So, there you go. That was June. We’ve said Hello and Goodbye. I’d usually like to get a round up post out on the last day of the month, but real life got in the way. Better late than never?
We’ve all been continuing to ride the Corona-coaster, with restrictions and relaxed restrictions followed by uncertainty and speculation about a second wave. I would tentatively say the future looks bright and that we are starting to see the other side of the situation the pandemic shot us into.
June has been a quiet month for me. Life has centred around home and family and making the most of what we have. I suspect this post might be so low key as to be a bit dull, but this has been my month, so here we go. June has been a great month for…
Well, sort of gardening. Actually more like just potting up some plants for the patio and hoping for the best. So far, so good! I’m enjoying getting a bit of a garden on the go. Planting and nurturing is a long game and this is the first time I’ve expected to live in one place for longer than two years. However, I know very little so have spent a lot of time googling things like ‘Do you dead head geraniums’. FYI, yes, you do.
We were kindly sent some seeds from the lovely folk at Innocent so home learning got practical and we got planting. I love the idea of eating home grown produce and even getting a few seeds into soil made me feel all home stead-ish. But to date the only thing that has shown any signs of growing is the cress. Maybe we’ll see some green shoots soon? Luckily, Aldi is just down the road because I suspect this self sufficiency lark is much harder than it looks. Not easy being green, hey.
Feeling the Flower & Forage Love
I have fallen in love with the English countryside in the Summer. The fields and lanes are ablaze with flowers. I suspect this is a bumper year thanks to lockdown. Quieter roads, the absence of military vehicles and boots on the ground has allowed the flowers to ramble and take over a little bit.
Not just flowers, I’ve also spotted a lot of forageable goodies including wild garlic, redcurrants, raspberries and tiny wild strawberries. There’s also a lot of blackberries and quince about, although they aren’t ready yet.
Back to my previous point- I have fallen in love with the English countryside. And getting out on foot is the best way to enjoy it.
If planting seeds gave me ideas of homesteading, making butter gave me full on Little House on the Prairie feelings. And it’s so, so simple to do.

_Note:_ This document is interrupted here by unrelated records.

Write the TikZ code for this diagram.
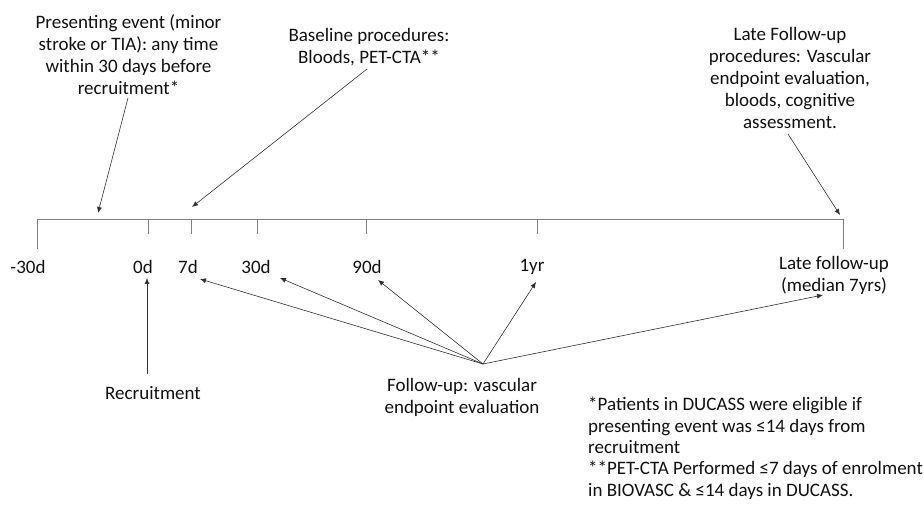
\documentclass[tikz,border=0pt]{standalone}
\usepackage{fontspec}
\setmainfont{Carlito}
\usetikzlibrary{arrows.meta}
\definecolor{axis}{HTML}{808080}
\definecolor{arr}{HTML}{303030}
\definecolor{txt}{HTML}{111111}
\begin{document}
\begin{tikzpicture}[x=1pt,y=-1pt,
  lbl/.style={inner sep=0pt,text=txt,font=\fontsize{19}{22}\selectfont,align=center},
  foot/.style={inner sep=0pt,text=txt,font=\fontsize{19}{21.4}\selectfont,align=left},
  axisline/.style={draw=axis,line width=0.8pt},
  pointer/.style={draw=arr,line width=0.6pt,-{Latex[length=6pt,width=5pt]}}]
\useasboundingbox (0,0) rectangle (924,518);
% timeline
\coordinate (tA) at (37,219);
\coordinate (tB) at (843,219);
\draw[axisline] (37,249) -- (tA) -- (tB) -- (843,249);
\foreach \x/\n in {148/t0,191/t7,257/t30,366/t90,537/t1y}{
  \coordinate (\n) at (\x,219);
  \draw[axisline] (\n) -- (\x,234);
}
% tick labels
\node[lbl] (lm30) at (28,267) {-30d};
\node[lbl] (l0) at (143,267) {0d};
\node[lbl] (l7) at (188,267) {7d};
\node[lbl] (l30) at (256,267) {30d};
\node[lbl] (l90) at (367,267) {90d};
\node[lbl] (l1y) at (532,267) {1yr};
\node[lbl] (llate) at (834,275) {Late follow-up\\(median 7yrs)};
% top labels
\node[lbl] (pres) at (128.5,55) {Presenting event (minor\\stroke or TIA): any time\\within 30 days before\\recruitment*};
\node[lbl] (base) at (369,47.5) {Baseline procedures:\\Bloods, PET-CTA**};
\node[lbl] (latep) at (790,78) {Late Follow-up\\procedures: Vascular\\endpoint evaluation,\\bloods, cognitive\\assessment.};
% bottom labels
\node[lbl] (recr) at (153,393) {Recruitment};
\node[lbl] (fu) at (462,397) {Follow-up: vascular\\endpoint evaluation};
\node[foot,anchor=north west] (note) at (588,397) {*Patients in DUCASS were eligible if\\presenting event was ≤14 days from\\recruitment\\**PET-CTA Performed ≤7 days of enrolment\\in BIOVASC \& ≤14 days in DUCASS.};
% arrow anchors
\coordinate (presS) at (128,98);
\coordinate (presT) at (98,213);
\coordinate (baseS) at (367,69);
\coordinate (baseT) at (192,207);
\coordinate (latepS) at (788,134);
\coordinate (latepT) at (840,215);
\coordinate (recrS) at (147,374);
\coordinate (recrT) at (147,278);
\coordinate (hub) at (483,364);
\coordinate (h7) at (200,279);
\coordinate (h30) at (280,278);
\coordinate (h90) at (378,280);
\coordinate (h1y) at (536,282);
\coordinate (hlate) at (823,295);
\draw[pointer] (presS) -- (presT);
\draw[pointer] (baseS) -- (baseT);
\draw[pointer] (latepS) -- (latepT);
\draw[pointer] (recrS) -- (recrT);
\foreach \t in {h7,h30,h90,h1y,hlate} \draw[pointer] (hub) -- (\t);
\end{tikzpicture}
\end{document}
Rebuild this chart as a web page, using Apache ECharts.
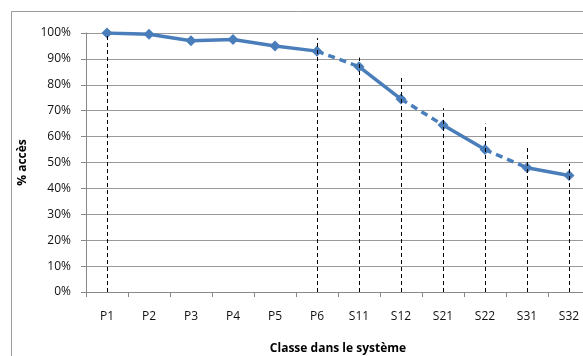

Be warned though, if you’re used to modern day spreadable stuff, home made butter is not the same. You don’t spread it as much as carve it. But it was delicious and it made a nice little home schooling project.
We followed the instructions on this Farmdrop blog post and tweaked the method a bit using a muslin cloth in place of a sieve, but if you want an insight into the sheer graft of traditional butter making, English Heritage have a great You Tube video about Victorian butter making. It gave me a new level of appreciation for the humble electric hand mixer.
Finding Mystery in the Mountains ( via Netflix)
Mr THL and I have been hooked on the Netflix series Curon. The stunning mountain and lake backdrop combined with a good ghost story make it right up our street. Curon is filmed in a town by the same name and the half-submerged church tower featured in the show is situated in the middle of Lago di Resia in South Tyrol.
And Trying to Figure Out Why…
My dog, who isn’t really very accepting of anyone outside the immediate family when it comes to people, has so much love for cows? And they seem just as fond of him. Answers on a postcard.